Me pasma que, conociendo ya sobradamente al personaje, todavía nos sorprendamos de que Chis Torra convierta su monólogo navideño en una mezcla de jeremiada anti represiva y contundente llamada a las armas. No es eso, ciertamente, lo que se espera del presidente de la Generalitat, pero es que Torra, además de no ser más que un sustituto del célebre fugitivo de Waterloo, no preside nada que no sea la Secta Amarilla: a sus miembros va dirigido el sermón de fin de año, y a los que no somos de la parroquia, que nos den por donde amargan los pepinos. ¿O es que alguien esperaba algo de sensatez de las palabras del señor de la Ratafía? Él es un hombre de piñón fijo: de la misma manera que le preguntas la hora a Pablo Casado y te contesta que ya tardas en aplicar el 155, Torra solo tiene una idea en la cabeza y la repite machaconamente en cualquier ocasión que se le presenta. Tozudo cual mula --o cerril, simplemente-- insiste en un tema que ya sabemos todos cómo acaba, pero no solo lo hace por pesadez --que también-- sino porque no tiene ningún otro en la sesera: demos gracias a Dios de que no se le haya ocurrido volver a subirse el sueldo.
El gurú se debe a su secta como el pastor a su rebaño y el artista a su público. Por eso les dice a sus discípulos lo que éstos quieren oír, aunque no tenga ni idea de cómo hacer realidad sus quimeras. Lo hace desde la televisión de la Secta Amarilla, a la que no se asoman prácticamente nunca los que no comparten su visión de Cataluña. O sea, que habla en casa para los de casa, en confianza, entre amigos, sin la siempre molesta presencia de intrusos que le arruinen la fiesta. Habla para sus dos millones de fans --que, según sus peculiares cálculos, son el 80% de los catalanes: ¡Torra, vuelva ahora mismo a clase de matemáticas!--, que son los únicos ciudadanos --compatriotas, diría él-- que le preocupan.
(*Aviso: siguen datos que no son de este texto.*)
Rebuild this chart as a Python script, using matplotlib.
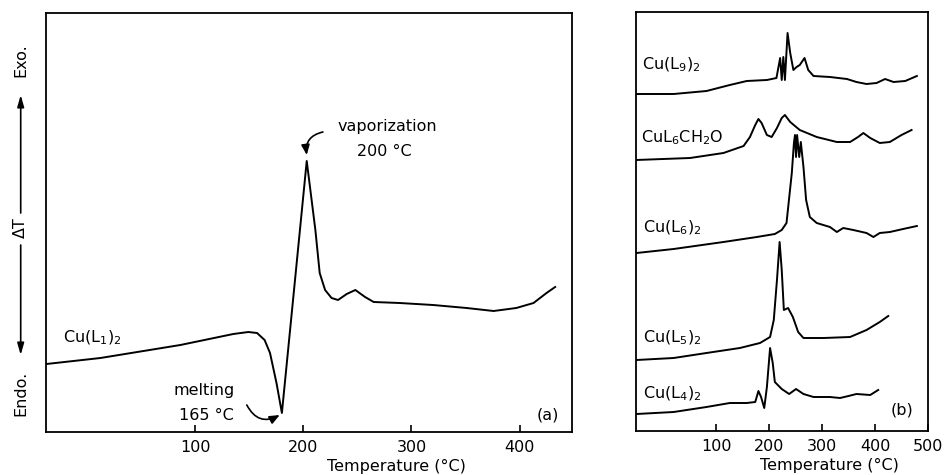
import matplotlib
matplotlib.use("Agg")
import matplotlib.pyplot as plt

# ---------------- data (panel a) ----------------
temp_a = [-38, 12, 86, 135, 149, 157, 164, 169, 175, 180, 203, 211, 215, 220, 226,
          232, 240, 248, 257, 265, 289, 320, 351, 376, 397, 413, 425, 433]
dt_a = [68, 74, 87, 98, 100, 99, 92, 79, 49, 19, 271, 202, 159, 142, 134,
        132, 138, 142, 135, 130, 129, 127, 124, 121, 124, 129, 139, 145]

# ---------------- data (panel b) ----------------
temp_l9 = [-51, 20, 82, 126, 158, 196, 214, 221, 224, 227, 230, 235, 240, 246, 252,
           258, 267, 274, 284, 315, 347, 365, 384, 403, 419, 435, 457, 479]
dt_l9 = [337, 337, 340, 346, 350, 351, 353, 373, 351, 374, 351, 398, 378, 361, 364,
         366, 373, 361, 355, 354, 352, 349, 347, 348, 352, 349, 350, 355]

temp_l6h = [-51, 51, 114, 152, 164, 174, 180, 186, 196, 205, 215, 224, 230, 240, 258,
            290, 328, 353, 368, 378, 391, 409, 428, 450, 469]
dt_l6h = [271, 273, 278, 285, 294, 306, 312, 308, 296, 294, 303, 313, 316, 309, 301,
          294, 289, 289, 294, 298, 293, 288, 289, 296, 301]

temp_l6 = [-50, 20, 114, 177, 211, 224, 233, 243, 247, 249, 251, 253, 257, 260, 265,
           270, 277, 290, 315, 328, 340, 359, 384, 397, 409, 428, 453, 479]
dt_l6 = [178, 182, 189, 194, 197, 201, 208, 258, 288, 296, 274, 296, 274, 289, 264,
         231, 214, 208, 204, 199, 203, 201, 198, 194, 198, 199, 202, 205]

temp_l5 = [-50, 20, 82, 145, 183, 202, 209, 215, 220, 224, 228, 236, 245, 255, 265,
           303, 353, 384, 409, 425]
dt_l5 = [71, 73, 78, 83, 88, 94, 111, 151, 189, 161, 121, 123, 114, 99, 93,
         93, 94, 101, 109, 115]

temp_l4 = [-50, 20, 82, 126, 158, 174, 180, 185, 191, 196, 202, 207, 211, 224, 238,
           251, 265, 284, 315, 334, 350, 365, 391, 406]
dt_l4 = [17, 19, 24, 28, 28, 29, 40, 34, 23, 44, 83, 68, 49, 42, 37,
         42, 37, 34, 34, 33, 35, 37, 36, 41]

ticks_a = [100, 200, 300, 400]
ticks_b = [100, 200, 300, 400, 500]
labels_b = ["Cu(L$_9$)$_2$", "CuL$_6$CH$_2$O", "Cu(L$_6$)$_2$",
            "Cu(L$_5$)$_2$", "Cu(L$_4$)$_2$"]

# ---------------- figure ----------------
plt.rcParams['font.family'] = ['DejaVu Sans']
plt.rcParams['mathtext.fontset'] = 'dejavusans'
FS = 11.5
W, H = 950, 475
fig = plt.figure(figsize=(9.5, 4.75), dpi=100)

def axrect(l, r, t, b):
    return [l / W, 1 - b / H, (r - l) / W, (b - t) / H]

axa = fig.add_axes(axrect(46, 572, 12.5, 432))
axb = fig.add_axes(axrect(636, 928, 11.5, 431))

lw = 1.4
for ax in (axa, axb):
    for s in ax.spines.values():
        s.set_linewidth(1.3)
    ax.set_yticks([])
    ax.tick_params(axis='x', direction='in', length=5, width=1.2,
                   labelsize=FS, pad=6, top=False)

# panel a
axa.plot(temp_a, dt_a, color='black', lw=lw)
axa.set_xlim(-38.4, 448.6)
axa.set_ylim(0, 419.5)
axa.set_xticks(ticks_a)
axa.text(-22.7, 90, "Cu(L$_1$)$_2$", fontsize=FS, ha='left', va='baseline')
axa.text(108, 41, "melting", fontsize=FS, ha='center', va='center')
axa.text(110, 17, "165 °C", fontsize=FS, ha='center', va='center')
axa.annotate("", xy=(178, 17), xytext=(147.5, 27),
             arrowprops=dict(arrowstyle='-|>,head_length=0.6,head_width=0.25',
                             color='black', lw=1.2,
                             connectionstyle='arc3,rad=0.5',
                             shrinkA=0, shrinkB=0))
axa.text(278, 305, "vaporization", fontsize=FS, ha='center', va='center')
axa.text(274.5, 281, "200 °C", fontsize=FS, ha='center', va='center')
axa.annotate("", xy=(203, 277), xytext=(218, 300),
             arrowprops=dict(arrowstyle='-|>,head_length=0.6,head_width=0.25',
                             color='black', lw=1.2,
                             connectionstyle='arc3,rad=0.45',
                             shrinkA=0, shrinkB=0))
axa.text(426.5, 17, "(a)", fontsize=FS, ha='center', va='center')
axa.text(0.667, -0.083, "Temperature (°C)", transform=axa.transAxes,
         fontsize=FS, ha='center', va='center')

# panel b
series_b = [(temp_l9, dt_l9), (temp_l6h, dt_l6h), (temp_l6, dt_l6),
            (temp_l5, dt_l5), (temp_l4, dt_l4)]
label_pos = [(-39.6, 362), (-41.5, 289), (-37.7, 199), (-37.7, 89), (-37.7, 33)]
for (tx, ty), lab, (lx, ly) in zip(series_b, labels_b, label_pos):
    axb.plot(tx, ty, color='black', lw=lw)
    axb.text(lx, ly, lab, fontsize=FS, ha='left', va='baseline')
axb.set_xlim(-51, 500)
axb.set_ylim(0, 419.5)
axb.set_xticks(ticks_b)
axb.text(451, 21, "(b)", fontsize=FS, ha='center', va='center')
axb.text(0.664, -0.083, "Temperature (°C)", transform=axb.transAxes,
         fontsize=FS, ha='center', va='center')

# y-axis legend: Endo. <- dT -> Exo.
xf = 20.7 / W
fig.text(xf, 1 - 60 / H, "Exo.", rotation=90, fontsize=FS, ha='center', va='center')
fig.text(xf, 1 - 228 / H, "ΔT", rotation=90, fontsize=FS, ha='center', va='center')
fig.text(xf, 1 - 393 / H, "Endo.", rotation=90, fontsize=FS, ha='center', va='center')
arr = dict(arrowstyle='-|>,head_length=0.7,head_width=0.2', color='black', lw=1.2,
           shrinkA=0, shrinkB=0)
fig.add_artist(matplotlib.patches.FancyArrowPatch(
    (xf, 1 - 213 / H), (xf, 1 - 95 / H), transform=fig.transFigure,
    mutation_scale=10, **arr))
fig.add_artist(matplotlib.patches.FancyArrowPatch(
    (xf, 1 - 245 / H), (xf, 1 - 355 / H), transform=fig.transFigure,
    mutation_scale=10, **arr))

fig.savefig("out.png", dpi=100)
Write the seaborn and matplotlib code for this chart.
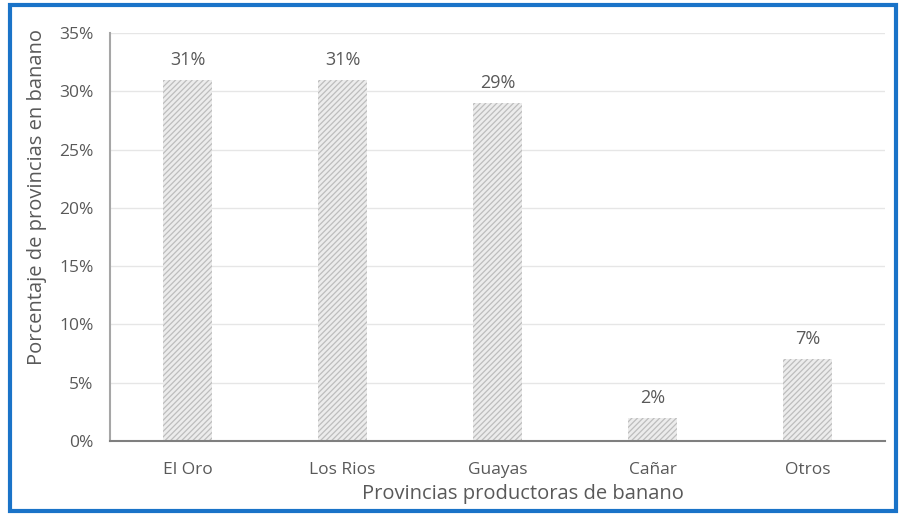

Los demás somos bestias con forma humana, gente carente de empatía y humanidad, colonos despreciables, chusma, vaya. Y entre los miembros de la Secta Amarilla, ellos se lo guisan y ellos se lo comen, sin molestarse en invitarnos a los demás a su fiesta (a la que tampoco iríamos, claro está).
Como, según Torra, en Cataluña no hay ningún problema de división, pues aquí solo hay indepes y fachas, su visión de la comunidad que hace como que preside es forzosamente parcial. Ni se toma la molestia de decir o aparentar que quiere gobernar para todos los catalanes, pues ya cree hacerlo porque a más de la mitad de la población no nos considera catalanes, sino una pandilla de resentidos, venidos de fuera y traidores locales, empecinada en hacer imposibles sus bonitos sueños supremacista.
El discurso fue breve -siete minutos y medio-, pero sigo sin saber muy bien por qué me lo tragué, ya que no iba dirigido a mí. Tal vez para tener una prueba más de que estamos en manos de un fanático al que no se debería permitir presidir ni una asociación de vecinos, como si no tuviera ya bastantes. Inés Arrimadas lo ha tildado de peligro público. A mí se me ocurren otras descripciones, pero se las voy a ahorrar porque no resultan adecuadas en estas fechas tan entrañables. Me encantaría desearles un feliz año nuevo, pero me temo que 2019 se va a parecer mucho a 2018. Me solidarizo, eso sí, con Lucy Van Pelt, la insufrible amiga de Charlie Brown, cuando se daba cuenta, una vez más, de que le habían vuelto a endilgar un año usado.